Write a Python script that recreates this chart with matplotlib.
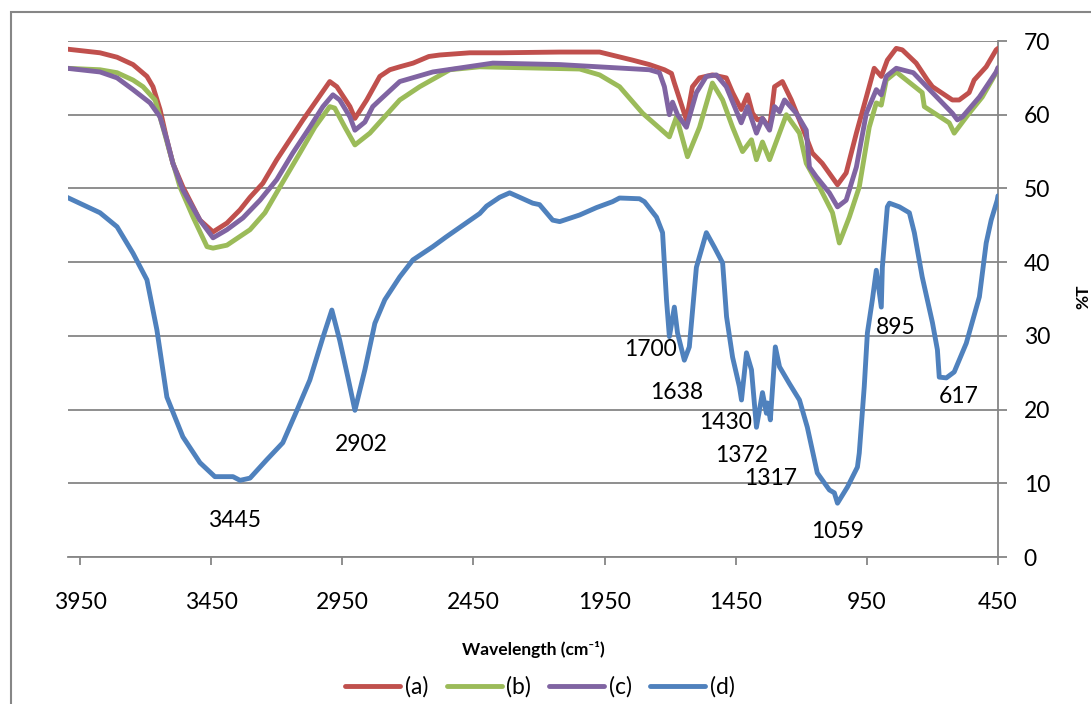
import numpy as np
import matplotlib
matplotlib.use("Agg")
import matplotlib.pyplot as plt
from matplotlib.patches import Rectangle

plt.rcParams['font.family'] = ['Lato', 'DejaVu Sans']

# spectra, wavenumber (cm-1) vs %T
wn_a = [4000, 3874, 3809, 3748, 3695, 3672, 3645, 3619, 3596, 3558, 3493, 3443, 3390, 3340, 3302,
        3253, 3200, 3150, 3100, 3047, 2998, 2971, 2921, 2902, 2857, 2807, 2769, 2731, 2680, 2620,
        2579, 2464, 2350, 2121, 1969, 1843, 1779, 1722, 1695, 1684, 1638, 1615, 1588, 1539, 1486,
        1462, 1429, 1405, 1386, 1367, 1348, 1321, 1302, 1272, 1238, 1196, 1158, 1120, 1062, 1029,
        990, 952, 922, 895, 872, 838, 815, 762, 719, 700, 624, 598, 560, 541, 495, 457, 450]
t_a = [68.9, 68.4, 67.8, 66.8, 65.2, 63.8, 60.7, 56.6, 53.4, 50.2, 45.7, 44.1, 45.3, 47.1, 48.8,
       50.7, 53.9, 56.6, 59.3, 62.0, 64.5, 63.8, 61.1, 59.5, 62.0, 65.2, 66.1, 66.5, 67.0, 67.9,
       68.1, 68.4, 68.4, 68.5, 68.5, 67.4, 66.8, 66.1, 65.6, 64.3, 59.3, 63.8, 65.0, 65.4, 65.0,
       63.0, 60.7, 62.7, 60.2, 59.3, 59.5, 58.2, 63.8, 64.5, 62.0, 58.3, 54.8, 53.4, 50.5, 52.1,
       57.5, 62.4, 66.3, 65.2, 67.4, 69.0, 68.8, 67.0, 64.7, 63.8, 62.0, 62.0, 63.0, 64.7, 66.5,
       68.8, 69.0]

wn_b = [4000, 3874, 3809, 3748, 3710, 3664, 3634, 3607, 3569, 3519, 3466, 3443, 3390, 3302, 3245,
        3188, 3112, 3055, 2998, 2979, 2940, 2902, 2845, 2731, 2655, 2540, 2426, 2045, 1969, 1893,
        1805, 1741, 1703, 1676, 1634, 1588, 1539, 1500, 1462, 1424, 1390, 1371, 1348, 1321, 1257,
        1207, 1181, 1131, 1081, 1055, 1017, 979, 941, 914, 895, 876, 838, 739, 731, 636,
        617, 560, 510, 457, 450]
t_b = [66.3, 66.1, 65.7, 64.7, 63.8, 62.0, 58.3, 54.8, 50.2, 46.1, 42.1, 41.9, 42.3, 44.4, 46.7,
       50.2, 54.8, 58.3, 61.1, 60.9, 58.3, 55.9, 57.5, 62.0, 63.8, 66.1, 66.5, 66.2, 65.4, 63.8,
       60.2, 58.2, 57.0, 59.7, 54.3, 58.3, 64.3, 62.0, 58.3, 55.0, 56.6, 53.9, 56.3, 53.9, 60.0,
       57.5, 53.4, 50.2, 46.7, 42.6, 46.1, 50.2, 58.3, 61.6, 61.3, 64.7, 65.8, 63.0, 61.1, 58.9,
       57.5, 60.2, 62.4, 65.7, 66.3]

wn_c = [4000, 3874, 3809, 3748, 3683, 3645, 3619, 3596, 3558, 3493, 3443, 3390, 3329, 3264, 3200,
        3139, 3074, 3024, 2986, 2960, 2921, 2902, 2864, 2834, 2807, 2731, 2605, 2376, 2121, 1779,
        1741, 1722, 1703, 1691, 1672, 1638, 1600, 1562, 1524, 1486, 1429, 1405, 1371, 1348, 1321,
        1302, 1283, 1264, 1219, 1181, 1169, 1143, 1093, 1062, 1029, 990, 952, 914, 895, 876,
        838, 773, 700, 624, 605, 586, 521, 457, 450]
t_c = [66.3, 65.8, 65.0, 63.4, 61.6, 59.7, 56.6, 53.4, 49.8, 45.7, 43.3, 44.4, 46.0, 48.4, 51.2,
       54.8, 58.3, 61.1, 62.7, 62.0, 59.7, 57.9, 59.0, 61.1, 62.0, 64.5, 65.8, 67.0, 66.8, 66.1,
       65.7, 63.8, 60.0, 61.7, 60.0, 58.3, 63.0, 65.2, 65.4, 63.8, 58.9, 61.1, 57.5, 59.5, 57.9,
       61.1, 60.4, 62.0, 60.2, 57.9, 52.9, 51.6, 49.4, 47.5, 48.4, 52.9, 60.2, 63.4, 62.7, 65.2,
       66.3, 65.7, 63.0, 60.2, 59.3, 59.7, 62.4, 65.8, 66.4]

wn_d = [4000, 3874, 3809, 3748, 3695, 3657, 3619, 3558, 3493, 3436, 3367, 3340, 3302, 3238, 3177,
        3123, 3074, 3024, 2990, 2960, 2929, 2902, 2864, 2826, 2788, 2731, 2681, 2605, 2555, 2426,
        2400, 2350, 2312, 2274, 2224, 2198, 2148, 2121, 2045, 1981, 1920, 1893, 1817, 1798, 1752,
        1729, 1714, 1703, 1684, 1672, 1646, 1627, 1600, 1562, 1531, 1500, 1485, 1462, 1436, 1428,
        1409, 1390, 1371, 1348, 1333, 1329, 1318, 1299, 1283, 1245, 1207, 1177, 1139, 1093, 1074,
        1062, 1024, 986, 979, 960, 948, 929, 914, 895, 891, 872, 864, 826, 788, 769,
        739, 700, 681, 674, 647, 617, 571, 521, 495, 476, 453, 450]
t_d = [48.8, 46.7, 44.8, 41.2, 37.6, 30.8, 21.7, 16.3, 12.8, 10.9, 10.9, 10.4, 10.7, 13.2, 15.5,
       19.9, 24.0, 29.8, 33.5, 29.4, 24.4, 19.9, 25.4, 31.7, 34.9, 38.0, 40.3, 42.1, 43.4, 46.6,
       47.6, 48.8, 49.4, 48.8, 48.0, 47.8, 45.7, 45.5, 46.4, 47.4, 48.2, 48.7, 48.6, 48.2, 46.1,
       44.0, 34.9, 29.9, 33.9, 30.4, 26.7, 28.5, 39.3, 44.0, 42.0, 39.9, 32.6, 27.1, 23.1, 21.3,
       27.7, 25.4, 17.6, 22.3, 19.5, 20.9, 18.6, 28.5, 25.8, 23.5, 21.3, 17.6, 11.4, 9.1, 8.7,
       7.3, 9.5, 12.2, 14.1, 23.1, 30.4, 34.9, 38.9, 33.9, 39.3, 47.5, 48.0, 47.5, 46.7, 44.0,
       38.0, 31.8, 28.1, 24.4, 24.3, 25.1, 29.0, 35.3, 42.6, 45.7, 48.4, 49.0]

series = ['(a)', '(b)', '(c)', '(d)']
colours = ['#C0504D', '#9BBB59', '#8064A2', '#4F81BD']

peak_labels = ['3445', '2902', '1700', '1638', '1430', '1372', '1317', '1059', '895', '617']
# where each label sits (wavenumber, %T)
label_pos = [(3360, 5.0), (2876, 15.2), (1775, 28.1), (1676, 22.3), (1489, 18.3),
             (1428, 13.8), (1318, 10.6), (1062, 3.5), (841, 31.1), (598, 21.8)]

W, H = 1091, 704
fig = plt.figure(figsize=(W / 100, H / 100), dpi=100)
ax = fig.add_axes([68 / W, 1 - 557 / H, (998 - 68) / W, (557 - 41) / H])

lines = []
for wn, t, c in zip([wn_a, wn_b, wn_c, wn_d], [t_a, t_b, t_c, t_d], colours):
    ln, = ax.plot(wn, t, color=c, lw=3.5, solid_joinstyle='round', solid_capstyle='round', zorder=3)
    lines.append(ln)

for txt, (x, y) in zip(peak_labels, label_pos):
    ax.text(x, y, txt, ha='center', va='center', fontsize=16.5, zorder=4)

grey = '#868686'
ax.set_xlim(3996, 450)
ax.set_ylim(0, 70)
ax.set_xticks(np.arange(3950, 449, -500))
ax.set_yticks(np.arange(0, 71, 10))
ax.yaxis.tick_right()
ax.grid(axis='y', color=grey, lw=1.3, zorder=0)
for s in ['top', 'left']:
    ax.spines[s].set_visible(False)
for s in ['bottom', 'right']:
    ax.spines[s].set_color(grey)
    ax.spines[s].set_linewidth(1.3)
ax.tick_params(axis='x', direction='out', length=6, width=1.3, color=grey, pad=19, labelsize=16.5)
ax.tick_params(axis='y', direction='out', length=6.5, width=1.3, color=grey, pad=12, labelsize=16.5)

fig.text(533 / W, 1 - 649 / H, 'Wavelength (cm\u207b\u00b9)', ha='center', va='center',
         fontsize=12.5, fontweight='bold')
fig.text(1083 / W, 1 - 297 / H, '%T', ha='center', va='center', rotation=90,
         fontsize=12.5, fontweight='bold')

fig.legend(lines, series, loc='center', bbox_to_anchor=(540 / W, 1 - 687 / H), ncol=4,
           frameon=False, fontsize=16.5, handlelength=2.4, handletextpad=0.2, columnspacing=0.8)

fig.patches.append(Rectangle((11 / W, -0.1), 1.2, 1 - 12 / H + 0.1, transform=fig.transFigure,
                             fill=False, edgecolor=grey, lw=1.5))

fig.savefig('out.png', dpi=100)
========================================
→ **Exercise requirements**:
Copy nothing but the lines from the top of the material through the line holding "plt.rcParams['font.family'] = ['Lato', 'DejaVu", exactly as written; omit pictures.

→ **Answer to the task**:
Write a Python script that recreates this chart with matplotlib.
import numpy as np
import matplotlib
matplotlib.use("Agg")
import matplotlib.pyplot as plt
from matplotlib.patches import Rectangle

plt.rcParams['font.family'] = ['Lato', 'DejaVu Sans']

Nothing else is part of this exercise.